**DIRECTIVE:**
Output every line exactly as written. Leave out pictures.

[BEGIN DATA EXCERPTS]

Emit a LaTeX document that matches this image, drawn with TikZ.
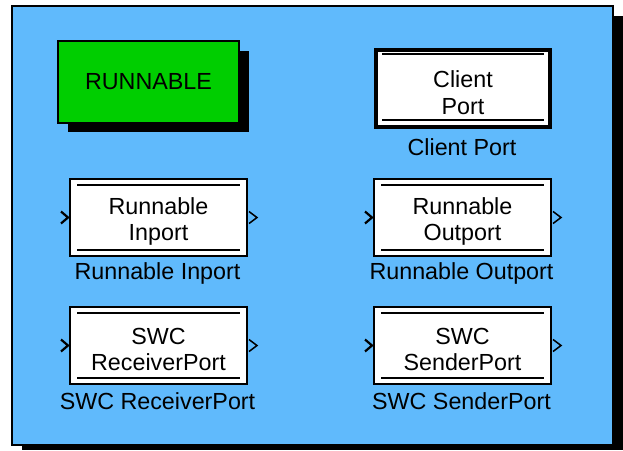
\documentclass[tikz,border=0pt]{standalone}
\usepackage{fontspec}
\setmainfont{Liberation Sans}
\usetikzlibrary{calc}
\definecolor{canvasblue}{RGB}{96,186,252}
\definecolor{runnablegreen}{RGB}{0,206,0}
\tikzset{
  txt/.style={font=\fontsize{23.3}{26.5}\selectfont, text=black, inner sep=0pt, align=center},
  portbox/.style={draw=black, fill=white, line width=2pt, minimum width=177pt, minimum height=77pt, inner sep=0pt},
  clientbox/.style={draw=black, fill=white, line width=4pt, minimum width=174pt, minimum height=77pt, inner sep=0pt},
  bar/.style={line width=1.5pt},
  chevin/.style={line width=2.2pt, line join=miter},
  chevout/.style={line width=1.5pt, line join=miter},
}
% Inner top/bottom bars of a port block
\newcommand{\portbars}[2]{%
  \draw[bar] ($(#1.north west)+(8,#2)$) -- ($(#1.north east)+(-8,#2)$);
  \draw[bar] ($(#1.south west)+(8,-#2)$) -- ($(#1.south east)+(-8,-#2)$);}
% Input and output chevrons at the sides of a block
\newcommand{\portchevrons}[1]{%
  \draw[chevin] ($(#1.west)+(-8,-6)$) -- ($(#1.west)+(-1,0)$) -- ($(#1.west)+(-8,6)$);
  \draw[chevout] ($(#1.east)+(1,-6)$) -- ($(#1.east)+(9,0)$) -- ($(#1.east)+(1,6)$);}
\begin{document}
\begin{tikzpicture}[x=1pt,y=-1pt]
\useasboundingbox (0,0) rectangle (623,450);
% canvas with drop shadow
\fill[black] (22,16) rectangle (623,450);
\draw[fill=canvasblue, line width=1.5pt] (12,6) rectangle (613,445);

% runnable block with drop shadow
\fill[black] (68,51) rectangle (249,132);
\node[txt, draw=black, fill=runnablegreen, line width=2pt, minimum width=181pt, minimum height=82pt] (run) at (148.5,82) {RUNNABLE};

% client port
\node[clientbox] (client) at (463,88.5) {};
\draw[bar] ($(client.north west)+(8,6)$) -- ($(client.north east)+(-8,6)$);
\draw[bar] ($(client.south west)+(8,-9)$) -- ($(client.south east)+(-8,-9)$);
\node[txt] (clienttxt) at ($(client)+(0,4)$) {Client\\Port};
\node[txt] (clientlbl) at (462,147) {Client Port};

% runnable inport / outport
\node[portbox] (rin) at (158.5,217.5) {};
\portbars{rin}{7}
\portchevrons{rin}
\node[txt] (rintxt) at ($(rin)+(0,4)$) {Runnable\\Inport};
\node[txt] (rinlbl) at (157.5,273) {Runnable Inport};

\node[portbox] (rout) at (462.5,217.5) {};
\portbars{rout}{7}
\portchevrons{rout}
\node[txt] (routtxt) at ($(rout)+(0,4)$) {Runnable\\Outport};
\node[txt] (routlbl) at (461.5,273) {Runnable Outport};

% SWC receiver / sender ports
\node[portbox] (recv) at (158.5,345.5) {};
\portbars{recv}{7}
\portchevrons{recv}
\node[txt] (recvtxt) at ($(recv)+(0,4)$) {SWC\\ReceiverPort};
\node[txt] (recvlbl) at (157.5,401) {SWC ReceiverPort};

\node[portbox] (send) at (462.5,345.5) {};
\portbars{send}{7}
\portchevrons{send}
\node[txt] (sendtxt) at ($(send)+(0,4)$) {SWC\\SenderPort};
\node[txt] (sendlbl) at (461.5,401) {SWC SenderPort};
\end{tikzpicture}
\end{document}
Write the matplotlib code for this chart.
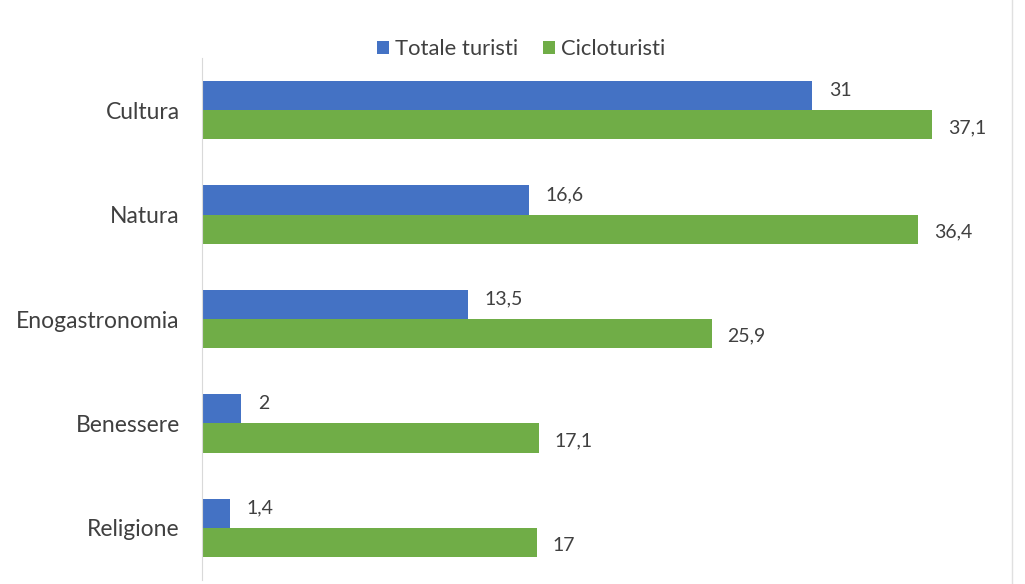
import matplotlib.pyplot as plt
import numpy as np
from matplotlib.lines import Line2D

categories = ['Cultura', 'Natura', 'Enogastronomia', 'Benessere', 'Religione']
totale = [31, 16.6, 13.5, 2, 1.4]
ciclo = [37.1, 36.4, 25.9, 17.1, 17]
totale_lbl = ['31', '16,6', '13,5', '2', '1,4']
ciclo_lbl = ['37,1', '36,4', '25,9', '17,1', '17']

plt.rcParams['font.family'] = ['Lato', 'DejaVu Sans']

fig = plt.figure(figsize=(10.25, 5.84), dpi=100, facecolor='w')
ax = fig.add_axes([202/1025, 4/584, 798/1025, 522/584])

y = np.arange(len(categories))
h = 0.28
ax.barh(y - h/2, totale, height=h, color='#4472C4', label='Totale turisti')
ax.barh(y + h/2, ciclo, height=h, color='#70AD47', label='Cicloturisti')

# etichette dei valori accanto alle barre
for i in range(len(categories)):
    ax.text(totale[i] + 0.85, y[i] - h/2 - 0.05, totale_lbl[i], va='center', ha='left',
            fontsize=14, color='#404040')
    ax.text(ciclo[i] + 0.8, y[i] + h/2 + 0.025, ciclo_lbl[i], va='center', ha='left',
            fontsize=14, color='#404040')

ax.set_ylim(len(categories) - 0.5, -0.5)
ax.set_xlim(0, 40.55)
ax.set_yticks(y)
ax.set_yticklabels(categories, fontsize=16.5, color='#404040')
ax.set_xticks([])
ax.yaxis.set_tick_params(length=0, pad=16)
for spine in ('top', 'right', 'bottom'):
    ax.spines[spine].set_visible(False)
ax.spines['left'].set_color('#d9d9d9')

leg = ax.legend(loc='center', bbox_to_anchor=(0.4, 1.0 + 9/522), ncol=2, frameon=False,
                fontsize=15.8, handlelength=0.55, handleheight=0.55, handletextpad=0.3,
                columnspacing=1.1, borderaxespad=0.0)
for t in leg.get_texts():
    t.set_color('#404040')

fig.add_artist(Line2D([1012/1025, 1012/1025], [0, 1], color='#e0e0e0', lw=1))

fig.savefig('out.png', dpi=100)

[END DATA EXCERPTS]

**TASK ANSWER:**
Emit a LaTeX document that matches this image, drawn with TikZ.
\documentclass[tikz,border=0pt]{standalone}
\usepackage{fontspec}
\setmainfont{Liberation Sans}
\usetikzlibrary{calc}
\definecolor{canvasblue}{RGB}{96,186,252}
\definecolor{runnablegreen}{RGB}{0,206,0}
\tikzset{
  txt/.style={font=\fontsize{23.3}{26.5}\selectfont, text=black, inner sep=0pt, align=center},
  portbox/.style={draw=black, fill=white, line width=2pt, minimum width=177pt, minimum height=77pt, inner sep=0pt},
  clientbox/.style={draw=black, fill=white, line width=4pt, minimum width=174pt, minimum height=77pt, inner sep=0pt},
  bar/.style={line width=1.5pt},
  chevin/.style={line width=2.2pt, line join=miter},
  chevout/.style={line width=1.5pt, line join=miter},
}
% Inner top/bottom bars of a port block
\newcommand{\portbars}[2]{%
  \draw[bar] ($(#1.north west)+(8,#2)$) -- ($(#1.north east)+(-8,#2)$);
  \draw[bar] ($(#1.south west)+(8,-#2)$) -- ($(#1.south east)+(-8,-#2)$);}
% Input and output chevrons at the sides of a block
\newcommand{\portchevrons}[1]{%
  \draw[chevin] ($(#1.west)+(-8,-6)$) -- ($(#1.west)+(-1,0)$) -- ($(#1.west)+(-8,6)$);
  \draw[chevout] ($(#1.east)+(1,-6)$) -- ($(#1.east)+(9,0)$) -- ($(#1.east)+(1,6)$);}
\begin{document}
\begin{tikzpicture}[x=1pt,y=-1pt]
\useasboundingbox (0,0) rectangle (623,450);
% canvas with drop shadow
\fill[black] (22,16) rectangle (623,450);
\draw[fill=canvasblue, line width=1.5pt] (12,6) rectangle (613,445);

% runnable block with drop shadow
\fill[black] (68,51) rectangle (249,132);
\node[txt, draw=black, fill=runnablegreen, line width=2pt, minimum width=181pt, minimum height=82pt] (run) at (148.5,82) {RUNNABLE};

% client port
\node[clientbox] (client) at (463,88.5) {};
\draw[bar] ($(client.north west)+(8,6)$) -- ($(client.north east)+(-8,6)$);
\draw[bar] ($(client.south west)+(8,-9)$) -- ($(client.south east)+(-8,-9)$);
\node[txt] (clienttxt) at ($(client)+(0,4)$) {Client\\Port};
\node[txt] (clientlbl) at (462,147) {Client Port};

% runnable inport / outport
\node[portbox] (rin) at (158.5,217.5) {};
\portbars{rin}{7}
\portchevrons{rin}
\node[txt] (rintxt) at ($(rin)+(0,4)$) {Runnable\\Inport};
\node[txt] (rinlbl) at (157.5,273) {Runnable Inport};

\node[portbox] (rout) at (462.5,217.5) {};
\portbars{rout}{7}
\portchevrons{rout}
\node[txt] (routtxt) at ($(rout)+(0,4)$) {Runnable\\Outport};
\node[txt] (routlbl) at (461.5,273) {Runnable Outport};

% SWC receiver / sender ports
\node[portbox] (recv) at (158.5,345.5) {};
\portbars{recv}{7}
\portchevrons{recv}
\node[txt] (recvtxt) at ($(recv)+(0,4)$) {SWC\\ReceiverPort};
\node[txt] (recvlbl) at (157.5,401) {SWC ReceiverPort};

\node[portbox] (send) at (462.5,345.5) {};
\portbars{send}{7}
\portchevrons{send}
\node[txt] (sendtxt) at ($(send)+(0,4)$) {SWC\\SenderPort};
\node[txt] (sendlbl) at (461.5,401) {SWC SenderPort};
\end{tikzpicture}
\end{document}
Write the matplotlib code for this chart.
import matplotlib.pyplot as plt
import numpy as np
from matplotlib.lines import Line2D

categories = ['Cultura', 'Natura', 'Enogastronomia', 'Benessere', 'Religione']
totale = [31, 16.6, 13.5, 2, 1.4]
ciclo = [37.1, 36.4, 25.9, 17.1, 17]
totale_lbl = ['31', '16,6', '13,5', '2', '1,4']
ciclo_lbl = ['37,1', '36,4', '25,9', '17,1', '17']

plt.rcParams['font.family'] = ['Lato', 'DejaVu Sans']

fig = plt.figure(figsize=(10.25, 5.84), dpi=100, facecolor='w')
ax = fig.add_axes([202/1025, 4/584, 798/1025, 522/584])

y = np.arange(len(categories))
h = 0.28
ax.barh(y - h/2, totale, height=h, color='#4472C4', label='Totale turisti')
ax.barh(y + h/2, ciclo, height=h, color='#70AD47', label='Cicloturisti')

# etichette dei valori accanto alle barre
for i in range(len(categories)):
    ax.text(totale[i] + 0.85, y[i] - h/2 - 0.05, totale_lbl[i], va='center', ha='left',
            fontsize=14, color='#404040')
    ax.text(ciclo[i] + 0.8, y[i] + h/2 + 0.025, ciclo_lbl[i], va='center', ha='left',
            fontsize=14, color='#404040')

ax.set_ylim(len(categories) - 0.5, -0.5)
ax.set_xlim(0, 40.55)
ax.set_yticks(y)
ax.set_yticklabels(categories, fontsize=16.5, color='#404040')
ax.set_xticks([])
ax.yaxis.set_tick_params(length=0, pad=16)
for spine in ('top', 'right', 'bottom'):
    ax.spines[spine].set_visible(False)
ax.spines['left'].set_color('#d9d9d9')

leg = ax.legend(loc='center', bbox_to_anchor=(0.4, 1.0 + 9/522), ncol=2, frameon=False,
                fontsize=15.8, handlelength=0.55, handleheight=0.55, handletextpad=0.3,
                columnspacing=1.1, borderaxespad=0.0)
for t in leg.get_texts():
    t.set_color('#404040')

fig.add_artist(Line2D([1012/1025, 1012/1025], [0, 1], color='#e0e0e0', lw=1))

fig.savefig('out.png', dpi=100)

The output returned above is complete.